If people want to follow this story, it is imperative for you to follow Wyden and Udall, and to fully understand the powers of the Senate Intelligence Committee. The Senate Intelligence Committee was set up in the 70s as a way to reign in the powers of the Executive Branch, after the abuses that came light from the Nixon Administration. (Historically, look up the Church Committee for details on that. There's a lot of history here).

The Senate Intelligence Committee is cleared, has access to all Top Secret data, and is basically the watchdog of the Intelligence Community. There are only 15 members on the Committee (8 from the majority party, 7 from the minority party), so Wyden and Udall consist of 15% of the voting power in there. Every single bill that affects the intelligence community has to pass through the Senate Intelligence Committee before it moves to the rest of Congress.

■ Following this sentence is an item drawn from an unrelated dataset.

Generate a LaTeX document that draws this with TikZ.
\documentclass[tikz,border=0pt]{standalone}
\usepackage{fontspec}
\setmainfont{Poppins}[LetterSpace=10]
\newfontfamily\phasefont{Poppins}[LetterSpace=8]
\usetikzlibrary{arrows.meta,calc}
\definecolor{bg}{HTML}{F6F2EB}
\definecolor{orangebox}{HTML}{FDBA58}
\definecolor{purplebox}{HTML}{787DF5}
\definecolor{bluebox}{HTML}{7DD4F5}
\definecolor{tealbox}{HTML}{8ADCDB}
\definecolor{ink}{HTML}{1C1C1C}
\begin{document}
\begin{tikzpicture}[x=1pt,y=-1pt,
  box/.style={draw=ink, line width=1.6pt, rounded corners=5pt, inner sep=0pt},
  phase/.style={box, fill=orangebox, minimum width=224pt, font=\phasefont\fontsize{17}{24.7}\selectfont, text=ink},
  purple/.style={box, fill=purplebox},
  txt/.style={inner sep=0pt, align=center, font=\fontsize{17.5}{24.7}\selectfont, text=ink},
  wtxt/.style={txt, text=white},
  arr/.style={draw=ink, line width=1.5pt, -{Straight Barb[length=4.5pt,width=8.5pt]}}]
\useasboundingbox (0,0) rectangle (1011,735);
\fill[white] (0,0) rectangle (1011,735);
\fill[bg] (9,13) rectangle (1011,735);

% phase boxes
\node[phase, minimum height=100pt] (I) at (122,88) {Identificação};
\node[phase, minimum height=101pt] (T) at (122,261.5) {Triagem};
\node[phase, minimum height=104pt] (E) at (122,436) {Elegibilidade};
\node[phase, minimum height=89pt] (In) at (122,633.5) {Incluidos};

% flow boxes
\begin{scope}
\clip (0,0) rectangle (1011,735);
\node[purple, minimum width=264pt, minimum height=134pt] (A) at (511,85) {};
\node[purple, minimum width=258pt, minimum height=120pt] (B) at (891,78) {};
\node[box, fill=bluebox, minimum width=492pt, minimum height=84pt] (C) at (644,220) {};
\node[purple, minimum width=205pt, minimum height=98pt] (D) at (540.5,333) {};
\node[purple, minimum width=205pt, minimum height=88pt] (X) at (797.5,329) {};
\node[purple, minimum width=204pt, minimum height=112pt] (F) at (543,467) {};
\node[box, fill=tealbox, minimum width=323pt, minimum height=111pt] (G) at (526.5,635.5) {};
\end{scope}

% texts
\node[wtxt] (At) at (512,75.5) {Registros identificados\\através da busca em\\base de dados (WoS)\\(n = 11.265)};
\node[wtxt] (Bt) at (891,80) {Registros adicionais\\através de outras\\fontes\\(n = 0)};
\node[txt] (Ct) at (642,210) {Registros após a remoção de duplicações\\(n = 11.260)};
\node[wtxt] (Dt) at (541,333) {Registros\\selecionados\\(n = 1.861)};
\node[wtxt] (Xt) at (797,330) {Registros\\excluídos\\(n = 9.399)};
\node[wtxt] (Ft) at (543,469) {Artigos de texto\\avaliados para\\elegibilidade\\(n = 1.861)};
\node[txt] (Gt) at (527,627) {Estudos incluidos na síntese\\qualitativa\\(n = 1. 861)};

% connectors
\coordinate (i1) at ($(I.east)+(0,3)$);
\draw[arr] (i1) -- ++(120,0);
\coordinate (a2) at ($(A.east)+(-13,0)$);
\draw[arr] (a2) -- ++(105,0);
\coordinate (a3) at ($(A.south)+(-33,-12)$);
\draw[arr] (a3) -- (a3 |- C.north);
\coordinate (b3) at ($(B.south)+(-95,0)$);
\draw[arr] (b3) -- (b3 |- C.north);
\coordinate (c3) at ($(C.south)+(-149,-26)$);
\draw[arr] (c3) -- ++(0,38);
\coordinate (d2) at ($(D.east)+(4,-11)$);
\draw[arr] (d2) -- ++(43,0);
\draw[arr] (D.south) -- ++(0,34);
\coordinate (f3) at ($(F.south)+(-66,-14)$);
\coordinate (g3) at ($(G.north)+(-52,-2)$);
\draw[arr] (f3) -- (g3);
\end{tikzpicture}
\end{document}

Wyden's biggest criticism of the intelligence community is the innate reluctance to declassify data. There is a very strong "overclassification" culture in agencies, and its at the point where it sniffles debate on this subject. It would do people good to read up on Wyden's proposals, and to work with him in the Senate.

He's the "inside man", he's got a TS clearance... he has the power to investigate the Intelligence Community. (But not leak information, he has to speak on vague terms of course, because what he talks about is TS information). And he's been stating his position for years on this subject. If you want to rally behind someone, its Wyden and Udall. Furthermore, as a Senator on the Intelligence Committee, he has the power to kill and modify bills before they even reach debate.

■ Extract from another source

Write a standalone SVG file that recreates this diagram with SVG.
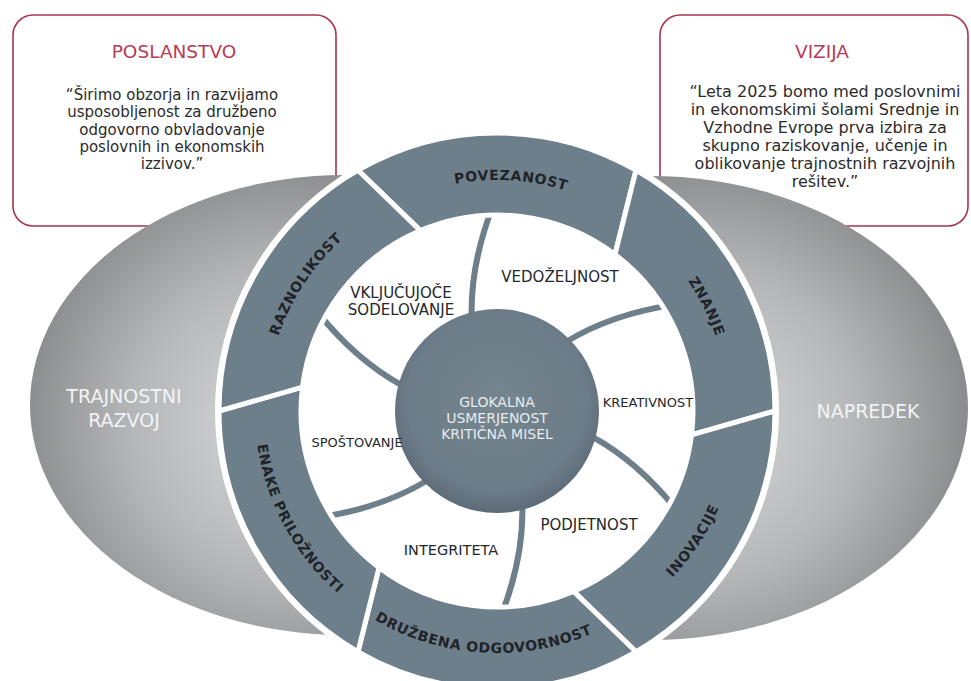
<svg xmlns="http://www.w3.org/2000/svg" width="971" height="681" viewBox="0 0 971 681">
<style>
.box{fill:#fff;stroke:#a8344e;stroke-width:1.6}
.title{font-family:"DejaVu Sans",sans-serif;font-size:18.5px;fill:#b83a56;text-anchor:middle}
.q1{font-family:"DejaVu Sans",sans-serif;font-size:15px;fill:#2b2b2b;text-anchor:middle}
.q2{font-family:"DejaVu Sans",sans-serif;font-size:16px;fill:#2b2b2b;text-anchor:middle}
.big{font-family:"DejaVu Sans",sans-serif;font-size:19px;fill:#f2f3f5;text-anchor:middle}
.seg{fill:#6e7f8c;stroke:#fff;stroke-width:5;stroke-linejoin:miter}
.segt{font-family:"DejaVu Sans",sans-serif;font-weight:bold;font-size:14px;letter-spacing:0.6px;fill:#1f2328}
.in{font-family:"DejaVu Sans",sans-serif;fill:#25282c;text-anchor:middle}
.ct{font-family:"DejaVu Sans",sans-serif;font-size:14px;fill:#e8ebee;text-anchor:middle}
.spoke{fill:none;stroke:#6e7f8c;stroke-width:6}
</style>
<defs>
<radialGradient id="gl" gradientUnits="userSpaceOnUse" cx="285" cy="425" r="275">
<stop offset="0" stop-color="#d8d9db"/>
<stop offset="0.55" stop-color="#b6b7b9"/>
<stop offset="1" stop-color="#86878a"/>
</radialGradient>
<radialGradient id="gr" gradientUnits="userSpaceOnUse" cx="705" cy="425" r="275">
<stop offset="0" stop-color="#d8d9db"/>
<stop offset="0.55" stop-color="#b6b7b9"/>
<stop offset="1" stop-color="#86878a"/>
</radialGradient>
<radialGradient id="gc" cx="0.5" cy="0.45" r="0.55">
<stop offset="0" stop-color="#76868f"/>
<stop offset="0.8" stop-color="#6c7c88"/>
<stop offset="1" stop-color="#5c6b77"/>
</radialGradient>
<path id="p-pov" d="M 343.9 238 A 231 231 0 0 1 670 257.9"/>
<path id="p-zna" d="M 570.3 191.9 A 231 231 0 0 1 716.1 484.3"/>
<path id="p-raz" d="M 270.6 457.1 A 231 231 0 0 1 450.9 184.6"/>
<path id="p-ino" d="M 545.3 648.1 A 242 242 0 0 0 734.1 362.7"/>
<path id="p-dru" d="M 315.7 571.3 A 242 242 0 0 0 657.3 592.3"/>
<path id="p-ena" d="M 265 342.3 A 242 242 0 0 0 428.3 643"/>
</defs>
<rect width="971" height="681" fill="#fff"/>

<g id="poslanstvo">
<rect class="box" x="13" y="15" width="323" height="211" rx="20"/>
<text class="title" x="174" y="58">POSLANSTVO</text>
<text class="q1" x="172" y="100">“Širimo obzorja in razvijamo</text>
<text class="q1" x="172" y="117">usposobljenost za družbeno</text>
<text class="q1" x="172" y="135">odgovorno obvladovanje</text>
<text class="q1" x="172" y="152">poslovnih in ekonomskih</text>
<text class="q1" x="172" y="169">izzivov.”</text>
</g>

<g id="vizija">
<rect class="box" x="660" y="15" width="308" height="211" rx="20"/>
<text class="title" x="822" y="58">VIZIJA</text>
<text class="q2" x="825" y="97">“Leta 2025 bomo med poslovnimi</text>
<text class="q2" x="825" y="115">in ekonomskimi šolami Srednje in</text>
<text class="q2" x="825" y="133">Vzhodne Evrope prva izbira za</text>
<text class="q2" x="825" y="151">skupno raziskovanje, učenje in</text>
<text class="q2" x="825" y="169">oblikovanje trajnostnih razvojnih</text>
<text class="q2" x="825" y="187">rešitev.”</text>
</g>

<g id="trajnostni-razvoj">
<ellipse cx="345" cy="405" rx="315" ry="230" fill="url(#gl)"/>
<text class="big" x="124" y="403">TRAJNOSTNI</text>
<text class="big" x="124" y="427">RAZVOJ</text>
</g>

<g id="napredek">
<ellipse cx="650" cy="408" rx="318" ry="232" fill="url(#gr)"/>
<text class="big" x="868" y="418">NAPREDEK</text>
</g>

<circle cx="497" cy="411" r="282" fill="#fff"/>

<g id="connectors">
<path class="spoke" d="M 471.6 316.3 Q 470.6 262.3 493.4 205"/>
<path class="spoke" d="M 566.3 341.7 Q 612.6 313.8 673.6 304.9"/>
<path class="spoke" d="M 591.7 436.4 Q 639 462.5 677.2 510.9"/>
<path class="spoke" d="M 522.4 505.7 Q 523.4 559.7 500.6 617"/>
<path class="spoke" d="M 427.7 480.3 Q 381.4 508.2 320.4 517.1"/>
<path class="spoke" d="M 402.3 385.6 Q 355.1 359.5 316.8 311.1"/>
</g>

<g id="povezanost">
<path class="seg" d="M 358 170.2 A 278 278 0 0 1 636 170.2 L 615 254.5 A 196 196 0 0 0 420.4 230.6 Z"/>
<text class="segt"><textPath href="#p-pov" startOffset="50%" text-anchor="middle">POVEZANOST</textPath></text>
</g>
<g id="znanje">
<path class="seg" d="M 636 170.2 A 278 278 0 0 1 775 411 L 691.5 434.9 A 196 196 0 0 0 615 254.5 Z"/>
<text class="segt"><textPath href="#p-zna" startOffset="50%" text-anchor="middle">ZNANJE</textPath></text>
</g>
<g id="inovacije">
<path class="seg" d="M 775 411 A 278 278 0 0 1 636 651.8 L 573.6 591.4 A 196 196 0 0 0 691.5 434.9 Z"/>
<text class="segt"><textPath href="#p-ino" startOffset="50%" text-anchor="middle">INOVACIJE</textPath></text>
</g>
<g id="druzbena-odgovornost">
<path class="seg" d="M 636 651.8 A 278 278 0 0 1 358 651.8 L 379 567.5 A 196 196 0 0 0 573.6 591.4 Z"/>
<text class="segt"><textPath href="#p-dru" startOffset="50%" text-anchor="middle">DRUŽBENA ODGOVORNOST</textPath></text>
</g>
<g id="enake-priloznosti">
<path class="seg" d="M 358 651.8 A 278 278 0 0 1 219 411 L 302.5 387.1 A 196 196 0 0 0 379 567.5 Z"/>
<text class="segt"><textPath href="#p-ena" startOffset="50%" text-anchor="middle">ENAKE PRILOŽNOSTI</textPath></text>
</g>
<g id="raznolikost">
<path class="seg" d="M 219 411 A 278 278 0 0 1 358 170.2 L 420.4 230.6 A 196 196 0 0 0 302.5 387.1 Z"/>
<text class="segt"><textPath href="#p-raz" startOffset="50%" text-anchor="middle">RAZNOLIKOST</textPath></text>
</g>

<g id="center">
<circle cx="497" cy="411" r="102" fill="url(#gc)"/>
<text class="ct" x="497" y="407">GLOKALNA</text>
<text class="ct" x="497" y="423">USMERJENOST</text>
<text class="ct" x="497" y="439">KRITIČNA MISEL</text>
</g>

<g id="vkljucujoce-sodelovanje">
<text class="in" x="401" y="298" font-size="15">VKLJUČUJOČE</text>
<text class="in" x="401" y="315" font-size="15">SODELOVANJE</text>
</g>
<g id="vedozeljnost"><text class="in" x="560" y="282" font-size="15">VEDOŽELJNOST</text></g>
<g id="kreativnost"><text class="in" x="648" y="407" font-size="13">KREATIVNOST</text></g>
<g id="spostovanje"><text class="in" x="357" y="447" font-size="13">SPOŠTOVANJE</text></g>
<g id="integriteta"><text class="in" x="451" y="555" font-size="14.5">INTEGRITETA</text></g>
<g id="podjetnost"><text class="in" x="589" y="530" font-size="15">PODJETNOST</text></g>
</svg>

What do you mean by him not leaking information. Article 1 section 6 of the constitution gives Congressmen immunity for anything they say in the House. Gravel v. United States (The Pentagon Papers) established that this immunity applies to leaking classified information.

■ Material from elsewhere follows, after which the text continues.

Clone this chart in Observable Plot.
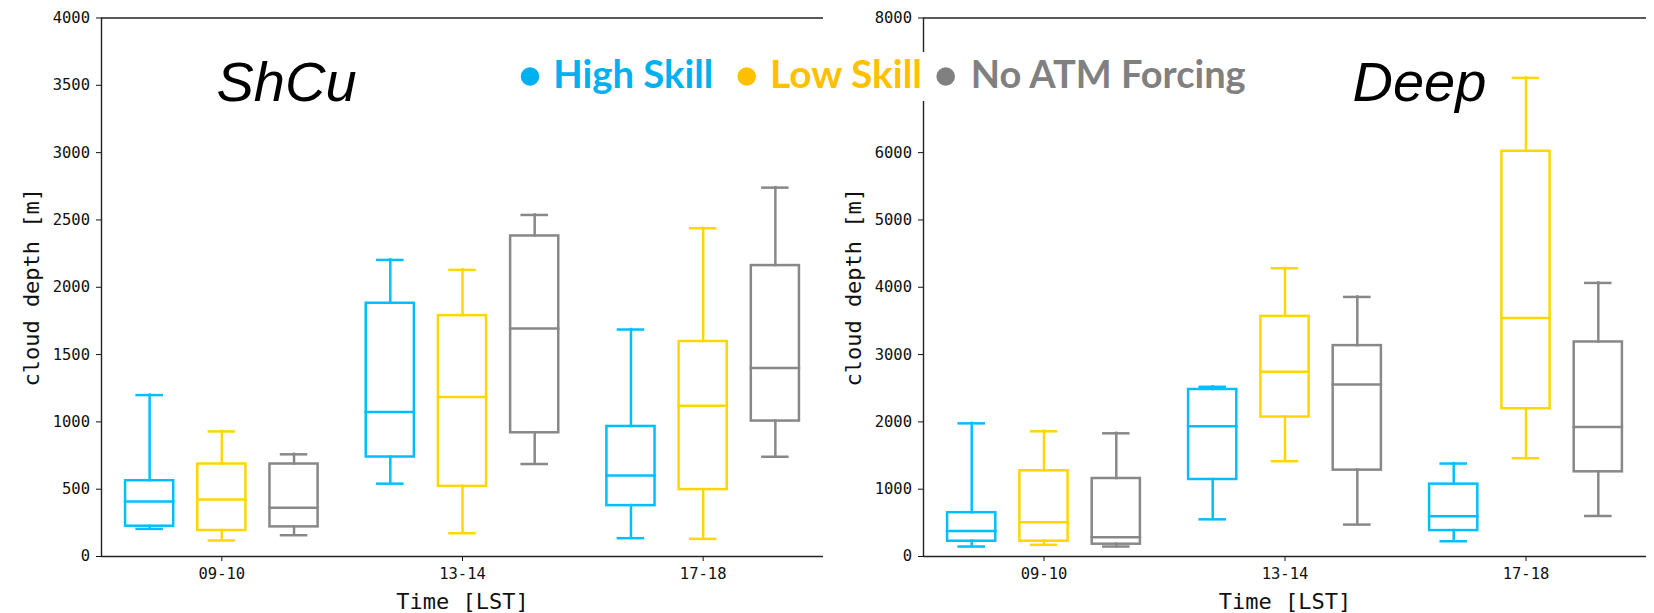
<!DOCTYPE html>
<html>
<head>
<meta charset="utf-8">
<script src="https://cdn.jsdelivr.net/npm/d3@7"></script>
<script src="https://cdn.jsdelivr.net/npm/@observablehq/plot@0.6"></script>
<style>
  html, body { margin: 0; padding: 0; background: #fff; }
  #fig { position: relative; width: 1654px; height: 613px; overflow: hidden; }
  #fig > svg { position: absolute; top: 0; }
</style>
</head>
<body>
<div id="fig"></div>
<script>
// Time windows and experiment groups
const periods = ["09-10", "13-14", "17-18"];
const groups = ["High Skill", "Low Skill", "No ATM Forcing"];
const boxColors = ["#00bfff", "#ffd700", "#888888"];
const legendColors = ["#00b0f0", "#ffc000", "#808080"];

// Box statistics per period: [lower whisker, Q1, median, Q3, upper whisker] (m)
const shcuHigh = [[205, 225, 408, 563, 1199], [541, 739, 1073, 1881, 2203], [136, 378, 601, 966, 1686]];
const shcuLow  = [[119, 193, 423, 687, 929],  [173, 521, 1184, 1789, 2129], [131, 497, 1120, 1597, 2438]];
const shcuNone = [[158, 220, 363, 687, 759],  [687, 919, 1693, 2381, 2537], [741, 1006, 1401, 2161, 2740]];

const deepHigh = [[148, 227, 380, 651, 1978], [552, 1144, 1934, 2481, 2521], [227, 385, 597, 1075, 1381]];
const deepLow  = [[173, 227, 508, 1273, 1860], [1416, 2072, 2743, 3567, 4282], [1460, 2195, 3542, 6020, 7110]];
const deepNone = [[148, 183, 286, 1159, 1830], [474, 1283, 2555, 3133, 3856], [602, 1258, 1924, 3187, 4064]];

// y ticks; the 7000 m tick of the Deep panel sits under the legend band, so it is left out
const shcuTicks = [0, 500, 1000, 1500, 2000, 2500, 3000, 3500, 4000];
const deepTicks = [0, 1000, 2000, 3000, 4000, 5000, 6000, 8000];
const shcuMax = 4000;
const deepMax = 8000;

// layout of the grouped boxes along the categorical axis
const xDomain = [-0.5, 2.5];
const groupOffset = [-0.3, 0, 0.3];
const boxHalf = 0.1;
const capHalf = 0.052;

function toRows(sets) {
  const rows = [];
  sets.forEach((set, g) => {
    set.forEach(([lo, q1, med, q3, hi], p) => {
      rows.push({period: periods[p], group: groups[g], x: p + groupOffset[g], lo, q1, med, q3, hi, color: boxColors[g]});
    });
  });
  return rows;
}

function panel({sets, yTicks, yMax, title, titleDx, marginLeft, marginRight, left}) {
  const rows = toRows(sets);
  const line = {stroke: "color", strokeWidth: 2.5, strokeLinecap: "square"};
  const svg = Plot.plot({
    width: 827,
    height: 613,
    marginLeft,
    marginRight,
    marginTop: 17.5,
    marginBottom: 57,
    style: {fontFamily: "DejaVu Sans Mono", fontSize: "15.5px", color: "#111", background: "white"},
    x: {type: "linear", domain: xDomain},
    y: {domain: [0, yMax]},
    color: {type: "identity"},
    marks: [
      Plot.axisX({ticks: [0, 1, 2], tickFormat: i => periods[i], tickSize: 5, tickPadding: 6.5,
        label: "Time [LST]", labelAnchor: "center", labelOffset: 52, labelArrow: "none"}),
      Plot.axisY({ticks: yTicks, tickFormat: d => String(d), tickSize: 5, tickPadding: 6.5,
        label: "cloud depth [m]", labelAnchor: "center", labelOffset: 78, labelArrow: "none"}),
      // spines: left, bottom and top
      Plot.ruleX([xDomain[0]], {stroke: "#222", strokeWidth: 1.4}),
      Plot.ruleY([0], {stroke: "#222", strokeWidth: 1.4}),
      Plot.ruleY([yMax], {stroke: "#222", strokeWidth: 1.4}),
      // whiskers
      Plot.ruleX(rows, {x: "x", y1: "lo", y2: "q1", ...line}),
      Plot.ruleX(rows, {x: "x", y1: "q3", y2: "hi", ...line}),
      Plot.ruleY(rows, {y: "lo", x1: d => d.x - capHalf, x2: d => d.x + capHalf, ...line}),
      Plot.ruleY(rows, {y: "hi", x1: d => d.x - capHalf, x2: d => d.x + capHalf, ...line}),
      // boxes and medians
      Plot.rect(rows, {x1: d => d.x - boxHalf, x2: d => d.x + boxHalf, y1: "q1", y2: "q3", fill: "none", stroke: "color", strokeWidth: 2.5}),
      Plot.ruleY(rows, {y: "med", x1: d => d.x - boxHalf, x2: d => d.x + boxHalf, ...line}),
      // panel title
      Plot.text([title], {text: d => d, frameAnchor: "top-left", dx: titleDx, dy: 82.5, textAnchor: "start",
        lineAnchor: "bottom", fontSize: 56, fontStyle: "italic", fontFamily: "Liberation Sans", fill: "black"})
    ]
  });
  svg.style.left = left + "px";
  d3.select(svg).selectAll('[aria-label="x-axis label"] text, [aria-label="y-axis label"] text')
    .style("font-size", "22px");
  return svg;
}

const fig = document.getElementById("fig");
fig.appendChild(panel({sets: [shcuHigh, shcuLow, shcuNone], yTicks: shcuTicks, yMax: shcuMax, title: "ShCu",
  titleDx: 115, marginLeft: 101, marginRight: 4, left: 0}));
fig.appendChild(panel({sets: [deepHigh, deepLow, deepNone], yTicks: deepTicks, yMax: deepMax, title: "Deep",
  titleDx: 429, marginLeft: 96, marginRight: 8, left: 827}));

// shared legend across both panels, on a white band
const legend = d3.select(fig).append("svg")
  .attr("width", 1654).attr("height", 613)
  .style("position", "absolute").style("left", "0px").style("top", "0px")
  .style("pointer-events", "none");
legend.append("rect").attr("x", 512).attr("y", 52).attr("width", 745).attr("height", 49).attr("fill", "white");
const dotX = [530, 746.7, 945.7];
const textX = [553.3, 770, 970.7];
const textW = [160, 152, 275];
groups.forEach((g, i) => {
  legend.append("circle").attr("cx", dotX[i]).attr("cy", 76.5).attr("r", 9.3).attr("fill", legendColors[i]);
  legend.append("text").attr("x", textX[i]).attr("y", 88.3)
    .attr("font-family", "Lato, 'Open Sans', sans-serif").attr("font-weight", 700).attr("font-size", 37.5)
    .attr("textLength", textW[i]).attr("lengthAdjust", "spacingAndGlyphs")
    .attr("fill", legendColors[i]).text(g);
});
</script>
</body>
</html>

Admittedly, using this immunity would require him to officially leak it under his own name, which likely comes at a significant political cost (could it get him kicked of the Intelligence Committee?), but legally he is protected.

EDIT: I am aware that him leaking would come at a significant cost and probably get him kicked off the committee. My point is that he does have the power to leak, and may decide that the change he can effect by leaking outways the change he can effect by staying on the committee.


And if Wyden an Udall fall out of the Senate Intelligence Committee, who will keep tabs on the Intelligence Community after that?

13 of the 15 members of the Senate Intelligence Committee were cool with everything revealed, and are currently defending it. Only Wyden and Udall have been critical to these programs. Politically speaking, everyone on the Senate Intelligence Committee are consistent with what they believe in.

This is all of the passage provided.